Elaine Noon (Anne-Marie), Anna Lorenz (Emmy), Rhys Robinson (Torvald)
To a modern audience, Hnath’s premise may require a willing suspension of disbelief, although it quickly becomes evident that Ibsen’s critical account of the woman’s subservience and powerlessness in his A Doll’s House is still the case at the time of Nora’s return in Doll’s House, Part 2. Nora, although now an independent and highly successful woman writer is still bound by a patriarchy that denies her free will. Hnath’s Doll’s House Part 2 ‘s polemic contends that the circumstances of Henrik Ibsen’s original play persist. In confronting the struggle, Hnath’s Nora provides a prophesy of change and a strong feminist voice for the future. There is no need for the door to slam at the end of the ninety-minute play. For today’s enlightened audience Nora’s dream for change has become a reality. The difference that remains between her and Torvald is that she can imagine that change. Torvald can’t. and there’s the rub.

Lainie Hart as Nora. Anna Lorenz as Emmy
Hnath has constructed his play as an argument. Scene one is Nora’s scene and we hear her argument. Scene Two introduces the perspective of the housemaid Anne-Marie (Elaine Noon). Scene Three introduces Torvald’s confusion and perplexity. We meet Nora’s daughter Emmy (Anna Lorenz) in Scene 4 and finally Nora and Torvald come to an understanding and conclusion to the debate. If it were not for the fact that director Joel Horwood has chosen an excellent cast, the play could become tediously didactic, but Horwood’s cast imbue their argument and opinion with articulately fleshed out character. Tom Berger’s carefully and cleverly designed set avoids any superfluity, while retaining a sense of period and middle class affluence which allows an audience to focus entirely on the contrasting arguments. The design is ideally complemented by Helen Drum’s costumes, Lachlan Houen's atmospheric lighting and Neville Pye’s blend of classical and contemporary sound design.

Horwood’s direction is purposeful, focusing clearly on his actors to play out their attitude. Hart’s Nora is effervescent. There is still the girlish playfulness of Ibsen’s songbird, but it is now imbued with the confidence of the successful and independent woman. Hart is an actress who never fails to captivate. Robinson’s Torvald captures the conservative conditioning of his gender, social standing and bewildered resistance to change perfectly. Elaine Noon’s housemaid Anne Marie is the paragon of loyal servitude. Noon’s traditional foil perfectly captures Anne Marie’s acceptance of her lot with a strength of conviction and duty. As Nora’s daughter Emmy, Anna Lorenz is her father’s daughter, engaged to a bank clerk and content to enter marriage.
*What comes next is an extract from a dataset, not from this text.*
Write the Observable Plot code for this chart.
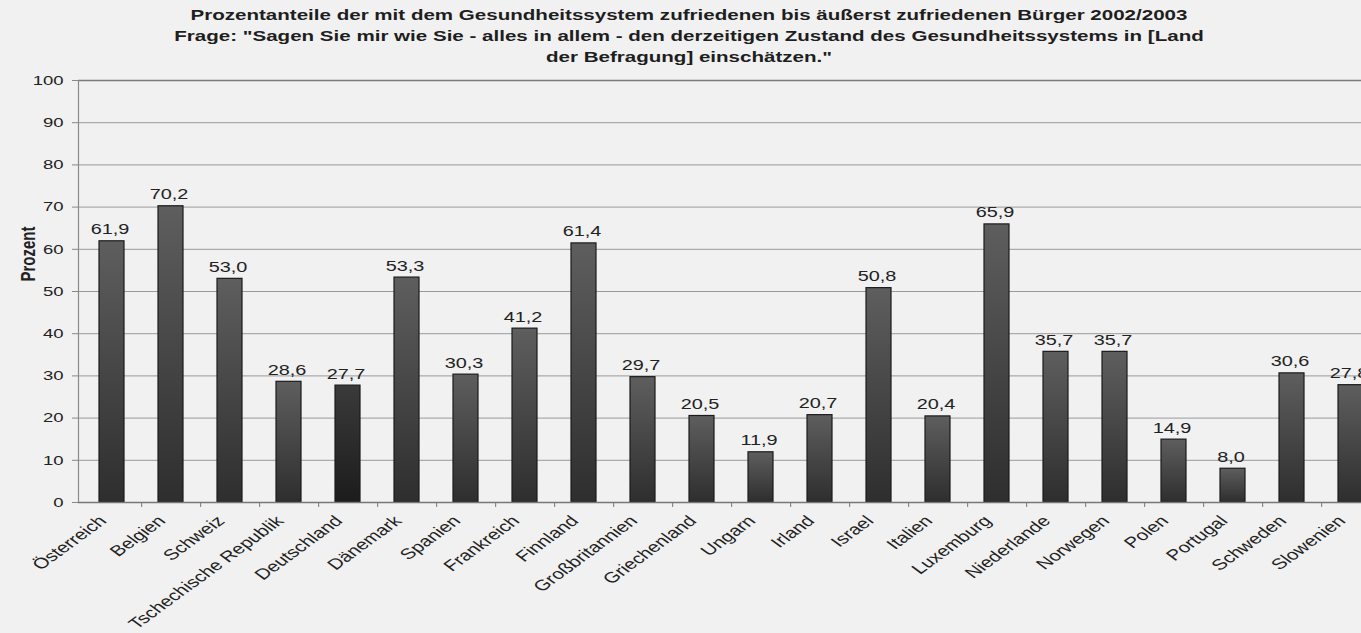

Lorenz combines Nora’s intelligent and independent strength of character with her father’s observance of social expectation. At times her speed of delivery lost the sense of dialogue but the characterization was entirely convincing.

All in all, Rep’s production of Dolls House, Part 2 is a meticulously and insightfully staged performance of Hnath’s absorbing conjecture. Knowledge of Ibsen’s original drama may heighten appreciation of the relationship between the circumstances that drove Nora to leave Torvald and her journey of independence in the intervening fifteen years. However, it will not detract in any way from the enjoyment and engagement with this thought-provoking and stimulating night at the theatre.